### [INSTRUCTION]
Repeat the material below exactly, with no pictures.

### [DATA BLOCK]
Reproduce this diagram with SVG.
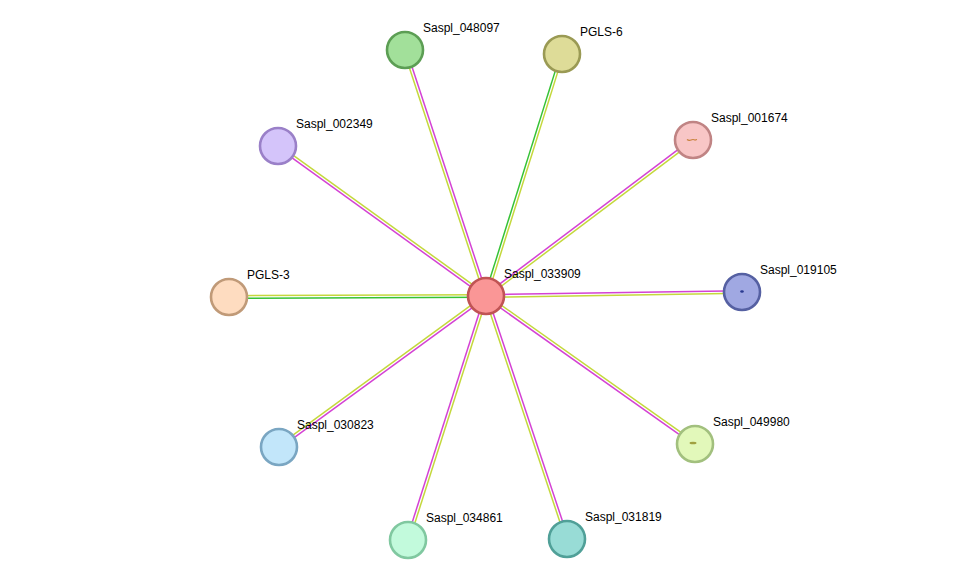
<svg xmlns="http://www.w3.org/2000/svg" width="975" height="585" viewBox="0 0 975 585">
<style>
.m{stroke:#d442d4;stroke-width:1.5;fill:none}
.y{stroke:#c4d83c;stroke-width:1.5;fill:none}
.g{stroke:#36c236;stroke-width:1.5;fill:none}
.n circle{stroke-width:2.6}
text{font-family:"Liberation Sans",Arial,sans-serif;font-size:12px;fill:#000}
</style>
<rect width="975" height="585" fill="#fff"/>
<g id="edges">
<line class="y" x1="484.7" y1="296.4" x2="403.7" y2="50.4"/>
<line class="m" x1="487.3" y1="295.6" x2="406.3" y2="49.6"/>
<line class="g" x1="484.7" y1="295.6" x2="560.7" y2="53.6"/>
<line class="y" x1="487.3" y1="296.4" x2="563.3" y2="54.4"/>
<line class="m" x1="485.2" y1="294.9" x2="692.2" y2="138.9"/>
<line class="y" x1="486.8" y1="297.1" x2="693.8" y2="141.1"/>
<line class="y" x1="486.8" y1="294.9" x2="278.8" y2="144.9"/>
<line class="m" x1="485.2" y1="297.1" x2="277.2" y2="147.1"/>
<line class="y" x1="486" y1="294.7" x2="229" y2="295.7"/>
<line class="g" x1="486" y1="297.3" x2="229" y2="298.3"/>
<line class="m" x1="486" y1="294.7" x2="742" y2="290.7"/>
<line class="y" x1="486" y1="297.3" x2="742" y2="293.3"/>
<line class="y" x1="486.8" y1="294.9" x2="695.8" y2="442.9"/>
<line class="m" x1="485.2" y1="297.1" x2="694.2" y2="445.1"/>
<line class="y" x1="485.2" y1="294.9" x2="278.2" y2="445.9"/>
<line class="m" x1="486.8" y1="297.1" x2="279.8" y2="448.1"/>
<line class="y" x1="487.3" y1="296.4" x2="409.3" y2="540.4"/>
<line class="m" x1="484.7" y1="295.6" x2="406.7" y2="539.6"/>
<line class="m" x1="487.3" y1="295.6" x2="568.3" y2="538.6"/>
<line class="y" x1="484.7" y1="296.4" x2="565.7" y2="539.4"/>
</g>
<g id="Saspl_033909" class="n"><circle cx="486" cy="296" r="18" fill="#fa9696" stroke="#c05454"/><text x="504" y="278">Saspl_033909</text></g>
<g id="Saspl_048097" class="n"><circle cx="405" cy="50" r="18" fill="#a2e09a" stroke="#5c9e54"/><text x="423" y="32">Saspl_048097</text></g>
<g id="PGLS-6" class="n"><circle cx="562" cy="54" r="18" fill="#dedc98" stroke="#9a9a54"/><text x="580" y="36">PGLS-6</text></g>
<g id="Saspl_001674" class="n"><circle cx="693" cy="140" r="18" fill="#f8c6c6" stroke="#c08484"/><path d="M687 139.5 q2 1.5 4 0.5 q2 -1 4 0 l2 -0.5" stroke="#c8803a" stroke-width="1.2" fill="none"/><text x="711" y="122">Saspl_001674</text></g>
<g id="Saspl_002349" class="n"><circle cx="278" cy="146" r="18" fill="#d4c4fa" stroke="#9a80c8"/><text x="296" y="128">Saspl_002349</text></g>
<g id="PGLS-3" class="n"><circle cx="229" cy="297" r="18" fill="#fedcc0" stroke="#c09a78"/><text x="247" y="279">PGLS-3</text></g>
<g id="Saspl_019105" class="n"><circle cx="742" cy="292" r="18" fill="#a0a8e2" stroke="#5560a2"/><ellipse cx="742" cy="291.5" rx="1.8" ry="1.2" fill="#2a3a90"/><text x="760" y="274">Saspl_019105</text></g>
<g id="Saspl_049980" class="n"><circle cx="695" cy="444" r="18" fill="#e2f8ba" stroke="#a2c07e"/><ellipse cx="693" cy="443" rx="3.5" ry="1.3" fill="#a0a040"/><text x="713" y="426">Saspl_049980</text></g>
<g id="Saspl_030823" class="n"><circle cx="279" cy="447" r="18" fill="#c2e6fa" stroke="#7aa6c2"/><text x="297" y="429">Saspl_030823</text></g>
<g id="Saspl_034861" class="n"><circle cx="408" cy="540" r="18" fill="#c2fadc" stroke="#80c8a0"/><text x="426" y="522">Saspl_034861</text></g>
<g id="Saspl_031819" class="n"><circle cx="567" cy="539" r="18" fill="#98dcd6" stroke="#50a098"/><text x="585" y="521">Saspl_031819</text></g>
</svg>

### [TASK ANSWER]
Reproduce this diagram with SVG.
<svg xmlns="http://www.w3.org/2000/svg" width="975" height="585" viewBox="0 0 975 585">
<style>
.m{stroke:#d442d4;stroke-width:1.5;fill:none}
.y{stroke:#c4d83c;stroke-width:1.5;fill:none}
.g{stroke:#36c236;stroke-width:1.5;fill:none}
.n circle{stroke-width:2.6}
text{font-family:"Liberation Sans",Arial,sans-serif;font-size:12px;fill:#000}
</style>
<rect width="975" height="585" fill="#fff"/>
<g id="edges">
<line class="y" x1="484.7" y1="296.4" x2="403.7" y2="50.4"/>
<line class="m" x1="487.3" y1="295.6" x2="406.3" y2="49.6"/>
<line class="g" x1="484.7" y1="295.6" x2="560.7" y2="53.6"/>
<line class="y" x1="487.3" y1="296.4" x2="563.3" y2="54.4"/>
<line class="m" x1="485.2" y1="294.9" x2="692.2" y2="138.9"/>
<line class="y" x1="486.8" y1="297.1" x2="693.8" y2="141.1"/>
<line class="y" x1="486.8" y1="294.9" x2="278.8" y2="144.9"/>
<line class="m" x1="485.2" y1="297.1" x2="277.2" y2="147.1"/>
<line class="y" x1="486" y1="294.7" x2="229" y2="295.7"/>
<line class="g" x1="486" y1="297.3" x2="229" y2="298.3"/>
<line class="m" x1="486" y1="294.7" x2="742" y2="290.7"/>
<line class="y" x1="486" y1="297.3" x2="742" y2="293.3"/>
<line class="y" x1="486.8" y1="294.9" x2="695.8" y2="442.9"/>
<line class="m" x1="485.2" y1="297.1" x2="694.2" y2="445.1"/>
<line class="y" x1="485.2" y1="294.9" x2="278.2" y2="445.9"/>
<line class="m" x1="486.8" y1="297.1" x2="279.8" y2="448.1"/>
<line class="y" x1="487.3" y1="296.4" x2="409.3" y2="540.4"/>
<line class="m" x1="484.7" y1="295.6" x2="406.7" y2="539.6"/>
<line class="m" x1="487.3" y1="295.6" x2="568.3" y2="538.6"/>
<line class="y" x1="484.7" y1="296.4" x2="565.7" y2="539.4"/>
</g>
<g id="Saspl_033909" class="n"><circle cx="486" cy="296" r="18" fill="#fa9696" stroke="#c05454"/><text x="504" y="278">Saspl_033909</text></g>
<g id="Saspl_048097" class="n"><circle cx="405" cy="50" r="18" fill="#a2e09a" stroke="#5c9e54"/><text x="423" y="32">Saspl_048097</text></g>
<g id="PGLS-6" class="n"><circle cx="562" cy="54" r="18" fill="#dedc98" stroke="#9a9a54"/><text x="580" y="36">PGLS-6</text></g>
<g id="Saspl_001674" class="n"><circle cx="693" cy="140" r="18" fill="#f8c6c6" stroke="#c08484"/><path d="M687 139.5 q2 1.5 4 0.5 q2 -1 4 0 l2 -0.5" stroke="#c8803a" stroke-width="1.2" fill="none"/><text x="711" y="122">Saspl_001674</text></g>
<g id="Saspl_002349" class="n"><circle cx="278" cy="146" r="18" fill="#d4c4fa" stroke="#9a80c8"/><text x="296" y="128">Saspl_002349</text></g>
<g id="PGLS-3" class="n"><circle cx="229" cy="297" r="18" fill="#fedcc0" stroke="#c09a78"/><text x="247" y="279">PGLS-3</text></g>
<g id="Saspl_019105" class="n"><circle cx="742" cy="292" r="18" fill="#a0a8e2" stroke="#5560a2"/><ellipse cx="742" cy="291.5" rx="1.8" ry="1.2" fill="#2a3a90"/><text x="760" y="274">Saspl_019105</text></g>
<g id="Saspl_049980" class="n"><circle cx="695" cy="444" r="18" fill="#e2f8ba" stroke="#a2c07e"/><ellipse cx="693" cy="443" rx="3.5" ry="1.3" fill="#a0a040"/><text x="713" y="426">Saspl_049980</text></g>
<g id="Saspl_030823" class="n"><circle cx="279" cy="447" r="18" fill="#c2e6fa" stroke="#7aa6c2"/><text x="297" y="429">Saspl_030823</text></g>
<g id="Saspl_034861" class="n"><circle cx="408" cy="540" r="18" fill="#c2fadc" stroke="#80c8a0"/><text x="426" y="522">Saspl_034861</text></g>
<g id="Saspl_031819" class="n"><circle cx="567" cy="539" r="18" fill="#98dcd6" stroke="#50a098"/><text x="585" y="521">Saspl_031819</text></g>
</svg>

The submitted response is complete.